* **What needs to be done**
Skip the pictures and repeat each line of the data exactly.

* **Information shown**
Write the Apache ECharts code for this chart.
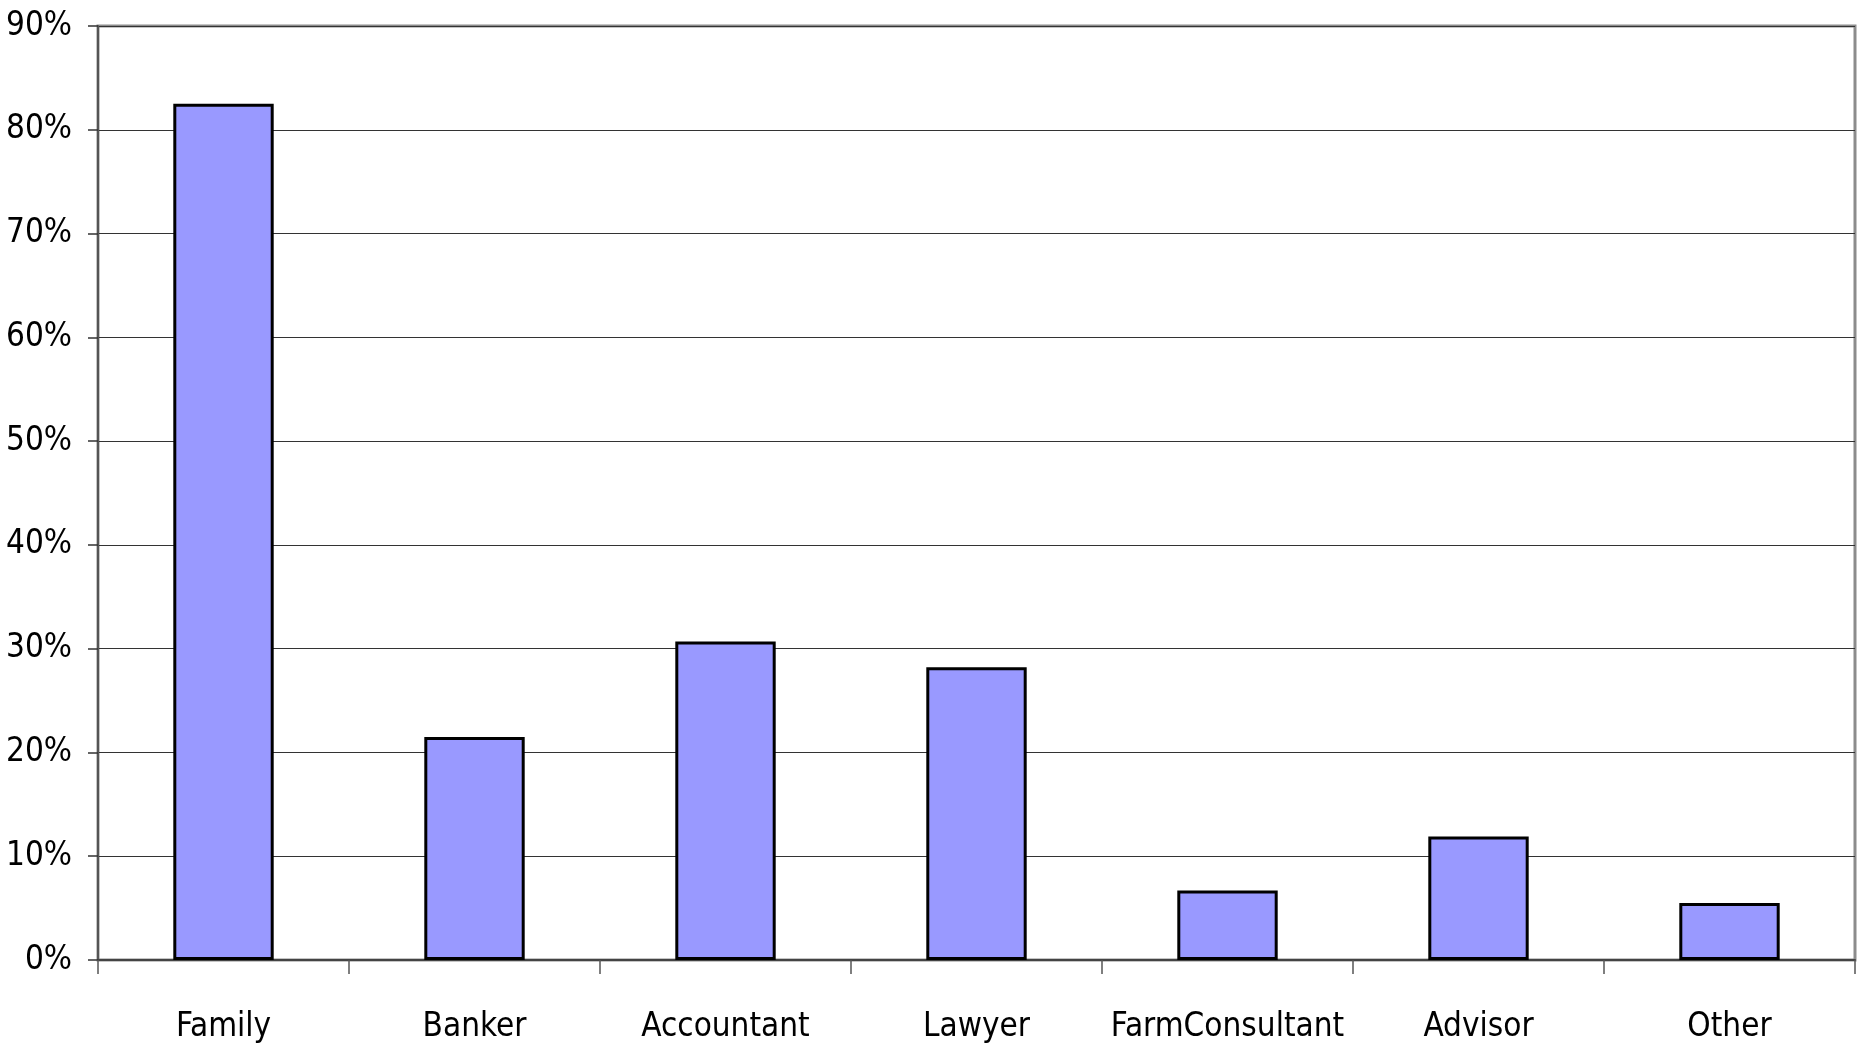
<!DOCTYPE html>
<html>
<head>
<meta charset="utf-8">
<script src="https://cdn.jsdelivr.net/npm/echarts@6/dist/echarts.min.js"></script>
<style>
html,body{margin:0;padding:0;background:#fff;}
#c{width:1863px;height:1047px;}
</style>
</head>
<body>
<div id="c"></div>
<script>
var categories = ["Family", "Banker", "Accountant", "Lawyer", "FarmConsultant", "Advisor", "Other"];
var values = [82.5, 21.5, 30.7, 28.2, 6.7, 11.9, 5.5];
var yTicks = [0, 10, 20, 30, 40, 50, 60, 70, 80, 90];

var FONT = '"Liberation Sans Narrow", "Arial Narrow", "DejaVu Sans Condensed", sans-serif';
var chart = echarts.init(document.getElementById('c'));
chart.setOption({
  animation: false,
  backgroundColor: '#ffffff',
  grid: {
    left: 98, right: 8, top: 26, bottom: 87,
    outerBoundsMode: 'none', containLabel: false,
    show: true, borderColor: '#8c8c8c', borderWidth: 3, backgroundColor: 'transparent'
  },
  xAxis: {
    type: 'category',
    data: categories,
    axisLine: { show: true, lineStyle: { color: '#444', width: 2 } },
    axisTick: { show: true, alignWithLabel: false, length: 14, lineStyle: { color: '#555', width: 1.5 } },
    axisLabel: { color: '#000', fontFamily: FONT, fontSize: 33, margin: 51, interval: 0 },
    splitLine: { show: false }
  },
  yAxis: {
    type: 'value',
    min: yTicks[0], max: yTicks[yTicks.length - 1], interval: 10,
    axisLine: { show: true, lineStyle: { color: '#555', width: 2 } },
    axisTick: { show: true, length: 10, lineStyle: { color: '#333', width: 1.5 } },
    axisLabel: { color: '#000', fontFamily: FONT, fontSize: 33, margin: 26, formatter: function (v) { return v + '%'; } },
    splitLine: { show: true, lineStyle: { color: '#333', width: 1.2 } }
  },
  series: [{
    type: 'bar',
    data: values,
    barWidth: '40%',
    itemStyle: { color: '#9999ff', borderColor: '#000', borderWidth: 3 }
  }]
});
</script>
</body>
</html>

* **Answer to this task**
Write the Apache ECharts code for this chart.
<!DOCTYPE html>
<html>
<head>
<meta charset="utf-8">
<script src="https://cdn.jsdelivr.net/npm/echarts@6/dist/echarts.min.js"></script>
<style>
html,body{margin:0;padding:0;background:#fff;}
#c{width:1863px;height:1047px;}
</style>
</head>
<body>
<div id="c"></div>
<script>
var categories = ["Family", "Banker", "Accountant", "Lawyer", "FarmConsultant", "Advisor", "Other"];
var values = [82.5, 21.5, 30.7, 28.2, 6.7, 11.9, 5.5];
var yTicks = [0, 10, 20, 30, 40, 50, 60, 70, 80, 90];

var FONT = '"Liberation Sans Narrow", "Arial Narrow", "DejaVu Sans Condensed", sans-serif';
var chart = echarts.init(document.getElementById('c'));
chart.setOption({
  animation: false,
  backgroundColor: '#ffffff',
  grid: {
    left: 98, right: 8, top: 26, bottom: 87,
    outerBoundsMode: 'none', containLabel: false,
    show: true, borderColor: '#8c8c8c', borderWidth: 3, backgroundColor: 'transparent'
  },
  xAxis: {
    type: 'category',
    data: categories,
    axisLine: { show: true, lineStyle: { color: '#444', width: 2 } },
    axisTick: { show: true, alignWithLabel: false, length: 14, lineStyle: { color: '#555', width: 1.5 } },
    axisLabel: { color: '#000', fontFamily: FONT, fontSize: 33, margin: 51, interval: 0 },
    splitLine: { show: false }
  },
  yAxis: {
    type: 'value',
    min: yTicks[0], max: yTicks[yTicks.length - 1], interval: 10,
    axisLine: { show: true, lineStyle: { color: '#555', width: 2 } },
    axisTick: { show: true, length: 10, lineStyle: { color: '#333', width: 1.5 } },
    axisLabel: { color: '#000', fontFamily: FONT, fontSize: 33, margin: 26, formatter: function (v) { return v + '%'; } },
    splitLine: { show: true, lineStyle: { color: '#333', width: 1.2 } }
  },
  series: [{
    type: 'bar',
    data: values,
    barWidth: '40%',
    itemStyle: { color: '#9999ff', borderColor: '#000', borderWidth: 3 }
  }]
});
</script>
</body>
</html>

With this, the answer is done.